Posted at 9:51 AM, Nov 30, 2018
and last updated 2018-11-30 11:51:05-05

BUENOS AIRES — One of President Donald Trump’s hardest-line advisers on China trade, Peter Navarro, will participate in a Saturday dinner meeting with Chinese President Xi Jinping, according to a person familiar with the plans.

Navarro’s presence at the dinner table alongside Trump reflects a change in plans after the White House said Navarro wouldn’t join Trump’s more moderate advisers like Treasury Secretary Steven Mnuchin for the trip to Argentina.

The author of a book titled “Death by China,” Navarro has butted heads with other advisers who have pushed Trump to adopt a more moderate approach toward China. He’s pressed for maintaining the tough set of tariffs that have spurred tit-for-tat retaliation from Beijing.

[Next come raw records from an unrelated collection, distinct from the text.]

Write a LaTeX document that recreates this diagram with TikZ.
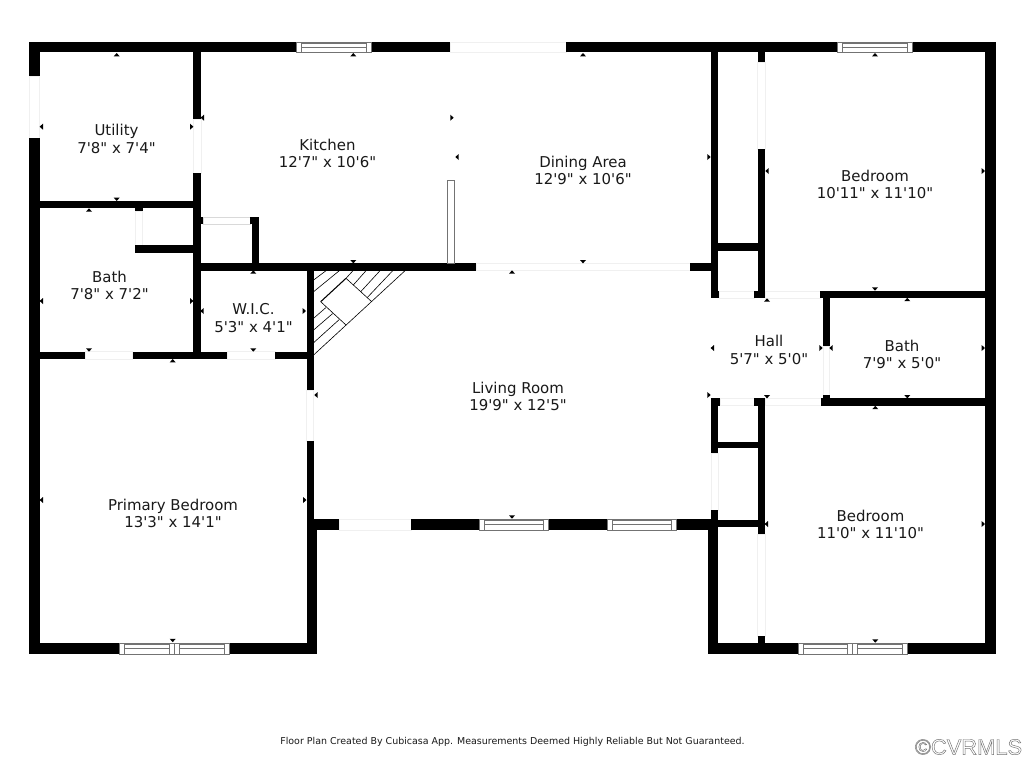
\documentclass[tikz,border=0pt]{standalone}
\usepackage{fontspec}
\newfontfamily\lblfont{DejaVu Sans}
\newfontfamily\wmfont{Liberation Sans}
\newcommand{\wl}[4]{\fill[black] (#1,#2) rectangle (#3,#4);}
\newcommand{\opn}[4]{\draw[openline] (#1,#2) rectangle (#3,#4);}
\newcommand{\winh}[4]{%
  \filldraw[winline,fill=white] (#1,#2) rectangle (#3,#4);
  \draw[winline] (#1+5,#2) -- (#1+5,#4) (#3-5,#2) -- (#3-5,#4)
    (#1+5,#2+1.5) -- (#3-5,#2+1.5) (#1+5,#2+5.3) -- (#3-5,#2+5.3);}
\newcommand{\mU}[2]{\fill[shift={(#1,#2)}] (-3,1.7) -- (3,1.7) -- (0,-1.7) -- cycle;}
\newcommand{\mD}[2]{\fill[shift={(#1,#2)}] (-3,-1.7) -- (3,-1.7) -- (0,1.7) -- cycle;}
\newcommand{\mL}[2]{\fill[shift={(#1,#2)}] (1.7,-3) -- (1.7,3) -- (-1.7,0) -- cycle;}
\newcommand{\mR}[2]{\fill[shift={(#1,#2)}] (-1.7,-3) -- (-1.7,3) -- (1.7,0) -- cycle;}
\tikzset{
  openline/.style={draw=black!6,line width=.35pt},
  winline/.style={draw=black!55,line width=.5pt},
  stairline/.style={draw=black,line width=.45pt},
  roomlabel/.style={font=\lblfont\fontsize{11.2pt}{12.9pt}\selectfont,align=center,inner sep=0pt,text=black!90},
}
\begin{document}
\begin{tikzpicture}[x=.75pt,y=-.75pt]
\useasboundingbox (0,0) rectangle (1024,768);
\fill[white] (0,0) rectangle (1024,768);
% openings
\opn{450}{42}{566}{52}
\opn{29}{76}{39.7}{138}
\opn{193.4}{119}{200.8}{173}
\opn{135.3}{211}{142.5}{245}
\draw[draw=black!15,line width=.4pt] (203,217) rectangle (250,224);
\opn{85}{351.7}{132.7}{359.3}
\opn{227.3}{351.7}{275}{359.3}
\opn{306.6}{390}{313.6}{441}
\opn{339}{519.3}{411}{530}
\opn{476}{263.3}{690}{270.7}
\opn{757.6}{62}{765}{149}
\opn{719}{291}{754}{298}
\opn{765}{291}{820}{298}
\opn{822.8}{346}{829.5}{395}
\opn{720}{398.4}{754}{405.7}
\opn{765}{398.4}{821}{405.7}
\opn{711}{453}{718.2}{510}
\opn{757.6}{534}{765}{636}
% outer walls
\wl{29}{42}{296}{52}
\wl{371}{42}{450}{52}
\wl{566}{42}{837}{52}
\wl{912}{42}{996}{52}
\wl{29}{42}{39.7}{76}
\wl{29}{138}{39.7}{654}
\wl{985.3}{42}{996}{654}
\wl{29}{643}{120}{654}
\wl{229}{643}{317}{654}
\wl{708.3}{643}{798}{654}
\wl{907}{643}{996}{654}
\wl{306.6}{530}{317}{654}
\wl{708.3}{530}{718.2}{654}
\wl{306.6}{519.3}{339}{530}
\wl{411}{519.3}{479.5}{530}
\wl{548}{519.3}{607.5}{530}
\wl{676}{519.3}{718.2}{530}
% left interior
\wl{193.4}{52}{200.8}{119}
\wl{193.4}{173}{200.8}{359.3}
\wl{39.7}{200.8}{193.4}{208}
\wl{135.3}{208}{142.5}{211}
\wl{135.3}{245}{193.4}{253}
\wl{200.8}{217}{203}{224}
\wl{250}{217}{259}{224}
\wl{251.7}{224}{259}{263.3}
\wl{193.4}{263.3}{476}{270.7}
\wl{690}{263.3}{718.2}{270.7}
\wl{39.7}{351.7}{85}{359.3}
\wl{132.7}{351.7}{227.3}{359.3}
\wl{275}{351.7}{306.6}{359.3}
\wl{306.6}{270.7}{313.6}{390}
\wl{306.6}{441}{313.6}{519.3}
% right interior
\wl{711}{52}{718.2}{298}
\wl{711}{291}{719}{298}
\wl{757.6}{52}{765}{62}
\wl{757.6}{149}{765}{298}
\wl{754}{291}{765}{298}
\wl{718.2}{243.3}{757.6}{250.7}
\wl{820}{291}{985.3}{298.3}
\wl{822.8}{298}{829.5}{346}
\wl{822.8}{395}{829.5}{399}
\wl{821}{398.4}{985.3}{405.7}
\wl{711}{398.4}{720}{405.7}
\wl{711}{405}{718.2}{453}
\wl{754}{398.4}{765}{405.7}
\wl{757.6}{405}{765}{534}
\wl{757.6}{636}{765}{643}
\wl{718.2}{441.7}{757.6}{448.3}
\wl{711}{510}{718.2}{530}
\wl{718.2}{519.6}{757.6}{526.5}
% windows
\winh{296}{42}{371}{52}
\winh{837}{42}{912}{52}
\winh{479.5}{519.3}{548}{530}
\winh{607.5}{519.3}{676}{530}
\winh{119.5}{643}{174.3}{654}
\winh{174.3}{643}{229.2}{654}
\winh{798}{643}{852.5}{654}
\winh{852.5}{643}{907}{654}
% kitchen divider
\filldraw[winline,fill=white] (447.5,180.7) rectangle (454.5,263.3);
% stairs
\draw[stairline] (313.6,355) -- (405,270.7);
\draw[stairline] (313.6,280) -- (326,270.7);
\draw[stairline] (313.6,291.7) -- (339.3,270.7);
\draw[line width=.8pt] (320.7,301.7) -- (346,278.3);
\draw[stairline] (346,278.3) -- (353,270.7);
\draw[stairline] (346,278.3) -- (371.7,301.7) (320.7,301.7) -- (346,325);
\draw[stairline] (353.3,285) -- (366,270.7);
\draw[stairline] (360.7,291.7) -- (380,270.7);
\draw[stairline] (367.3,297.5) -- (392.7,270.7);
\draw[stairline] (313.6,318.3) -- (326,307.5);
\draw[stairline] (313.6,330) -- (332.7,313.5);
\draw[stairline] (313.6,342.7) -- (339.3,319.5);
% markers
\mU{116.7}{54.7} \mL{41.3}{126.7} \mR{191.7}{126.7} \mD{116.7}{199.3}
\mU{89}{210} \mL{41.3}{301} \mR{191.7}{301} \mD{89}{350}
\mU{353.3}{54.7} \mL{202.3}{117.7} \mR{452}{117.7} \mD{353.3}{261.7}
\mU{253.3}{272} \mL{202}{311} \mR{304.3}{311} \mD{253.3}{350}
\mU{172.7}{360.7} \mL{41.3}{500} \mR{304.8}{500} \mD{172.7}{640.5}
\mU{512}{272} \mL{316}{395} \mR{709}{395} \mD{512}{517}
\mU{583}{54.7} \mL{457}{157} \mR{709}{157} \mD{583}{261.7}
\mU{875}{54.7} \mL{767}{171} \mR{983.3}{171} \mD{875}{289}
\mU{767}{300} \mL{712.3}{348} \mR{821}{348} \mD{767}{396.7}
\mU{907.3}{299.5} \mL{831}{348} \mR{983.3}{348} \mD{907.3}{396.7}
\mU{875.3}{407.5} \mL{766.3}{524} \mR{983.3}{524} \mD{875.3}{641}
% labels
\node[roomlabel] (utility) at (116.5,139) {Utility\\7'8" x 7'4"};
\node[roomlabel] (kitchen) at (327.5,153.5) {Kitchen\\12'7" x 10'6"};
\node[roomlabel] (dining) at (583,170.5) {Dining Area\\12'9" x 10'6"};
\node[roomlabel] (bed1) at (875,184.5) {Bedroom\\10'11" x 11'10"};
\node[roomlabel] (bath1) at (109.5,285.5) {Bath\\7'8" x 7'2"};
\node[roomlabel] (wic) at (253.5,318) {W.I.C.\\5'3" x 4'1"};
\node[roomlabel] (primary) at (173,513.5) {Primary Bedroom\\13'3" x 14'1"};
\node[roomlabel] (living) at (518,396.5) {Living Room\\19'9" x 12'5"};
\node[roomlabel] (hall) at (769,350) {Hall\\5'7" x 5'0"};
\node[roomlabel] (bath2) at (902,354.5) {Bath\\7'9" x 5'0"};
\node[roomlabel] (bed2) at (870.5,524.5) {Bedroom\\11'0" x 11'10"};
\node[font=\lblfont\fontsize{7.1pt}{8pt}\selectfont,inner sep=0pt,text=black!90] (foot) at (512.5,742) {Floor Plan Created By Cubicasa App. Measurements Deemed Highly Reliable But Not Guaranteed.};
\node[font=\wmfont\fontsize{16.4pt}{17pt}\selectfont,inner sep=0pt,text=black!50] (mark) at (968.5,747) {\special{pdf:code q 1 Tr 0.35 w 0.45 G}©CVRMLS\special{pdf:code Q}};
\end{tikzpicture}
\end{document}
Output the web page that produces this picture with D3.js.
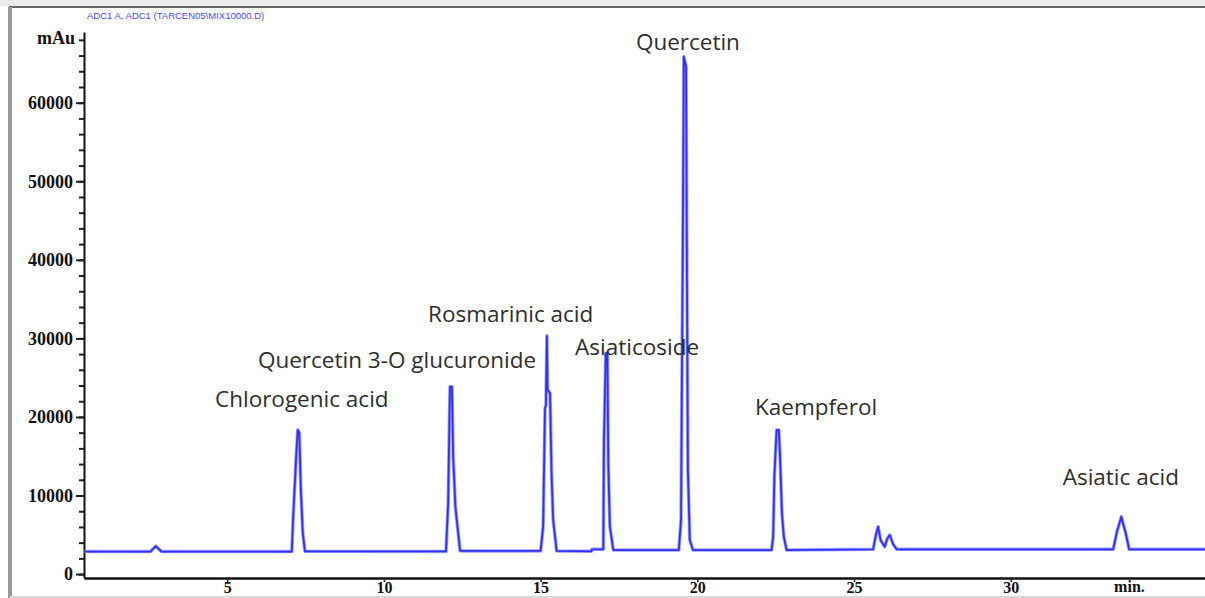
<!DOCTYPE html>
<html>
<head>
<meta charset="utf-8">
<script src="https://cdn.jsdelivr.net/npm/d3@7"></script>
<style>
  body { margin: 0; background: #fff; }
</style>
</head>
<body>
<script>
// chromatogram trace (time in min, signal in mAu)
const traceTime = [
  0.45,
  2.55, 2.72, 2.90,
  7.06, 7.11, 7.20, 7.25, 7.30, 7.35, 7.41, 7.48,
  11.98, 12.05, 12.09, 12.11, 12.17, 12.21, 12.28, 12.43,
  15.00, 15.08, 15.14, 15.17, 15.20, 15.22, 15.30, 15.35, 15.40, 15.51,
  16.62, 16.64,
  17.00, 17.02, 17.08, 17.13, 17.16, 17.21, 17.32,
  19.41, 19.48, 19.54, 19.57, 19.64, 19.67, 19.70, 19.76, 19.86,
  22.37, 22.42, 22.46, 22.53, 22.60, 22.64, 22.70, 22.76, 22.85,
  25.61, 25.70, 25.77, 25.85, 25.98, 26.06, 26.14, 26.25, 26.36,
  33.27, 33.39, 33.53, 33.67, 33.78,
  36.2
]
const traceSignal = [
  2870,
  2870, 3550, 2870,
  2870, 7730, 14940, 18350, 17960, 10700, 5220, 2900,
  2880, 9010, 19620, 23860, 23860, 14940, 8570, 2950,
  2950, 6030, 21110, 21500, 30320, 23500, 23020, 12610, 6880, 2950,
  2900, 3150,
  3150, 16650, 28120, 28120, 14100, 6030, 3060,
  3060, 6880, 43830, 65870, 64590, 37460, 13250, 4330, 3060,
  3060, 4750, 12500, 18350, 18350, 14940, 7730, 4750, 3060,
  3150, 5000, 6030, 4300, 3480, 4500, 4970, 3800, 3150,
  3150, 5390, 7300, 5190, 3150,
  3150
]

// peak annotations: label text and where its left baseline sits
const peakNames = ['Chlorogenic acid', 'Quercetin 3-O glucuronide', 'Rosmarinic acid',
  'Asiaticoside', 'Quercetin', 'Kaempferol', 'Asiatic acid']
const peakLabelTime = [4.61, 5.98, 11.41, 16.10, 18.04, 21.84, 31.66]
const peakLabelSignal = [21280, 26240, 32100, 27900, 66760, 20260, 11340]

const timeTicks = [5, 10, 15, 20, 25, 30]
const signalTicks = [0, 10000, 20000, 30000, 40000, 50000, 60000]
const signalMinorTicks = d3.range(0, 70000, 2000)
const headerText = 'ADC1 A, ADC1 (TARCEN05\\MIX10000.D)'

const width = 1205
const height = 598
const margin = {top: 32, bottom: 20, left: 84, right: 0}

const svg = d3.select('body')
  .append('svg')
  .attr('width', width)
  .attr('height', height)
  .style('display', 'block')

svg.append('rect').attr('width', width).attr('height', height).attr('fill', '#fff')

// window frame
svg.append('rect').attr('x', 0).attr('y', 0).attr('width', width).attr('height', 6).attr('fill', '#ececec')
svg.append('line').attr('x1', 9).attr('x2', width).attr('y1', 7).attr('y2', 7)
  .attr('stroke', '#666').attr('stroke-width', 2)
svg.append('line').attr('x1', 10).attr('x2', 10).attr('y1', 7).attr('y2', height)
  .attr('stroke', '#9a9a9a').attr('stroke-width', 4)
svg.append('line').attr('x1', 10).attr('x2', width).attr('y1', height - 1).attr('y2', height - 1)
  .attr('stroke', '#d8d8d8').attr('stroke-width', 2)

const x = d3.scaleLinear().domain([0.43, 36.2]).range([margin.left, width - margin.right])
const y = d3.scaleLinear().domain([-500, 69000]).range([height - margin.bottom, margin.top])

svg.append('text')
  .attr('x', 87).attr('y', 19)
  .attr('font-family', 'Liberation Sans, Arial, sans-serif')
  .attr('font-size', 9.5)
  .attr('fill', '#4a4aff')
  .text(headerText)

// y axis: minor ticks, then major ticks with labels
const serif = 'Liberation Serif, Times New Roman, serif'

svg.append('g')
  .attr('transform', `translate(${margin.left},0)`)
  .call(d3.axisLeft(y).tickValues(signalMinorTicks).tickSize(5).tickSizeOuter(0).tickFormat(''))
  .call((g) => g.selectAll('line').attr('stroke', '#222').attr('stroke-width', 2))
  .call((g) => g.select('.domain').remove())

const g_yaxis = svg.append('g')
  .attr('transform', `translate(${margin.left},0)`)
  .call(d3.axisLeft(y).tickValues(signalTicks).tickSize(8).tickSizeOuter(0).tickPadding(3)
    .tickFormat((d) => d))
g_yaxis.select('.domain').attr('stroke', '#111').attr('stroke-width', 2)
g_yaxis.selectAll('line').attr('stroke', '#222').attr('stroke-width', 2)
g_yaxis.selectAll('text')
  .attr('font-family', serif).attr('font-weight', 'bold').attr('font-size', 18).attr('fill', '#111')

svg.append('text')
  .attr('x', 37).attr('y', 44)
  .attr('font-family', serif).attr('font-weight', 'bold').attr('font-size', 18).attr('fill', '#111')
  .text('mAu')

// x axis
const g_xaxis = svg.append('g')
  .attr('transform', `translate(0,${y.range()[0]})`)
  .call(d3.axisBottom(x).tickValues(timeTicks).tickSize(4).tickSizeOuter(0).tickPadding(0))
g_xaxis.select('.domain').attr('stroke', '#111').attr('stroke-width', 2.5)
g_xaxis.selectAll('line').attr('stroke', '#222').attr('stroke-width', 1.5)
g_xaxis.selectAll('text')
  .attr('font-family', serif).attr('font-weight', 'bold').attr('font-size', 16).attr('fill', '#111')

svg.append('text')
  .attr('x', x(33.3)).attr('y', y.range()[0] + 14)
  .attr('font-family', serif).attr('font-weight', 'bold').attr('font-size', 16).attr('fill', '#111')
  .text('min.')

// trace
const trace = traceTime.map((t, i) => ({time: t, signal: traceSignal[i]}))
const line = d3.line().x((d) => x(d.time)).y((d) => y(d.signal))

svg.append('path')
  .datum(trace)
  .attr('fill', 'none')
  .attr('stroke', '#a0a0ff')
  .attr('stroke-width', 3.5)
  .attr('stroke-linejoin', 'round')
  .attr('d', line)
svg.append('path')
  .datum(trace)
  .attr('fill', 'none')
  .attr('stroke', '#2f2fff')
  .attr('stroke-width', 1.8)
  .attr('stroke-linejoin', 'round')
  .attr('d', line)

// peak labels
svg.append('g')
  .selectAll('text')
  .data(peakNames)
  .join('text')
  .attr('x', (d, i) => x(peakLabelTime[i]))
  .attr('y', (d, i) => y(peakLabelSignal[i]))
  .attr('font-family', 'Open Sans, sans-serif')
  .attr('font-size', 22.5)
  .attr('fill', '#2e2e2e')
  .text((d) => d)
</script>
</body>
</html>
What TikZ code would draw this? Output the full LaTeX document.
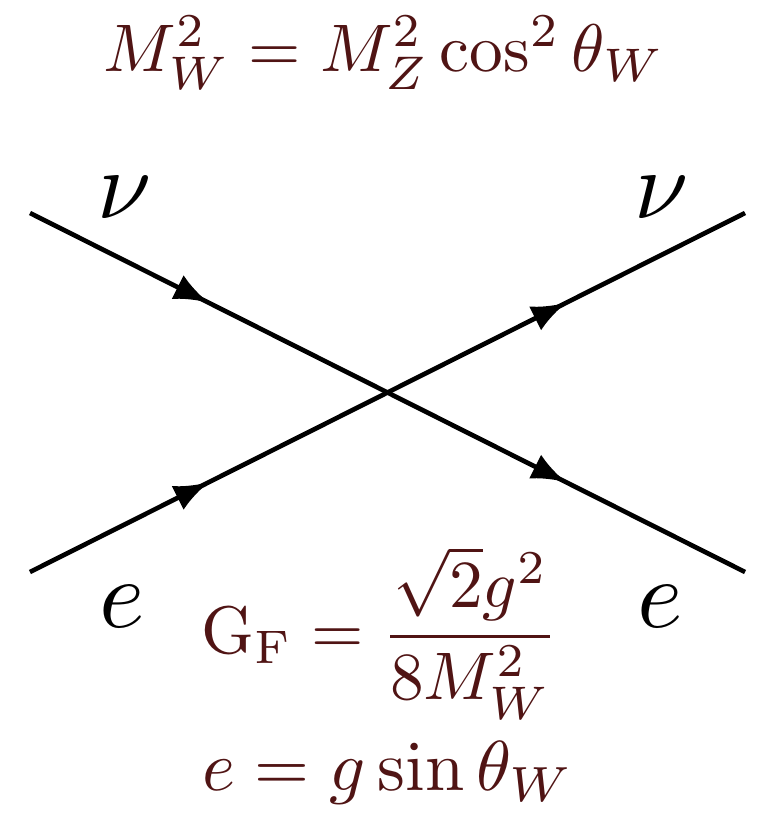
\documentclass[tikz,border=0pt]{standalone}
\usetikzlibrary{decorations.markings,arrows.meta}
\definecolor{formula}{RGB}{80,20,20}
\tikzset{
  fermion/.style={line width=3.5pt,
    postaction={decorate,decoration={markings,
      mark=at position #1 with {\arrow{Latex[length=26pt,width=20pt]}}}}},
  fermion/.default=0.5,
  lbl/.style={scale=7.3,transform shape},
  frm/.style={text=formula,scale=5.05,transform shape}
}
\begin{document}
\begin{tikzpicture}[x=0.75pt,y=-0.75pt]
\useasboundingbox (0,0) rectangle (758,815);
\coordinate (a1) at (30,213);
\coordinate (a2) at (745,572);
\coordinate (b1) at (30,572);
\coordinate (b2) at (745,213);
\coordinate (x) at (387.5,392.5);
\draw[fermion=0.5] (a1) -- (x);
\draw[fermion=0.5] (b1) -- (x);
\draw[fermion=0.5] (x) -- (a2);
\draw[fermion=0.5] (x) -- (b2);
\node[lbl] (nuL) at (125,198) {$\nu$};
\node[lbl] (nuR) at (662,198) {$\nu$};
\node[lbl] (eL) at (122,607) {$e$};
\node[lbl] (eR) at (660,607) {$e$};
\node[frm] (mw) at (384,53) {$M_W^2 = M_Z^2\cos^2\theta_W$};
\node[frm] (gf) at (380,633) {$\displaystyle\mathrm{G_F} = \frac{\sqrt{2}g^2}{8M_W^2}$};
\node[frm,scale=1.05] (ee) at (388,773) {$e = g\sin\theta_W$};
\end{tikzpicture}
\end{document}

The dinner scheduled for Saturday evening has been cast as a key encounter that could help the two leaders ease the trade tensions, or it could end in stalemate. Trump has threatened fresh tariffs and set a January deadline for raising the existing ones from 10% to 25% on a range of goods.

Trump, recently unnerved by shaky US markets and the closure announcement of General Motors factories in Ohio, has appeared more open to a trade breakthrough with China in the last several days, according to people who have spoken to him.

Navarro’s presence at the dinner might signal an agreement is less likely, though Trump has suggested the final result of the meeting will largely depend on the leaders themselves.

Officials familiar with the meeting’s planning said Trump himself determined Navarro, who flew to Argentina about Air Force One on Thursday, should attend. The President has openly expressed his fondness for hearing differing points of view on trade, and has fostered the intra-administration disputes that have marked his policy toward China.

More moderate aides such as Mnuchin and National Economic Council chairman Larry Kudlow have advocated for easing trade tensions with China, offering warnings that escalating the trade war would only make matters worse, and allow Trump’s critics to pin even more of the blame for a shaky economy on him.

That had led to greater confidence among some advisers that Saturday’s dinner with Xi could produce a breakthrough, even though no official has been willing to explicitly say they expect the two men to come to an agreement.

Trump himself has cast the meeting as a do-or-die encounter that will either result in a deal or an escalation in the trade war. But officials predicted a split outcome was more likely, including possibly an agreement to hold off on new tariffs for the time being while negotiations proceed.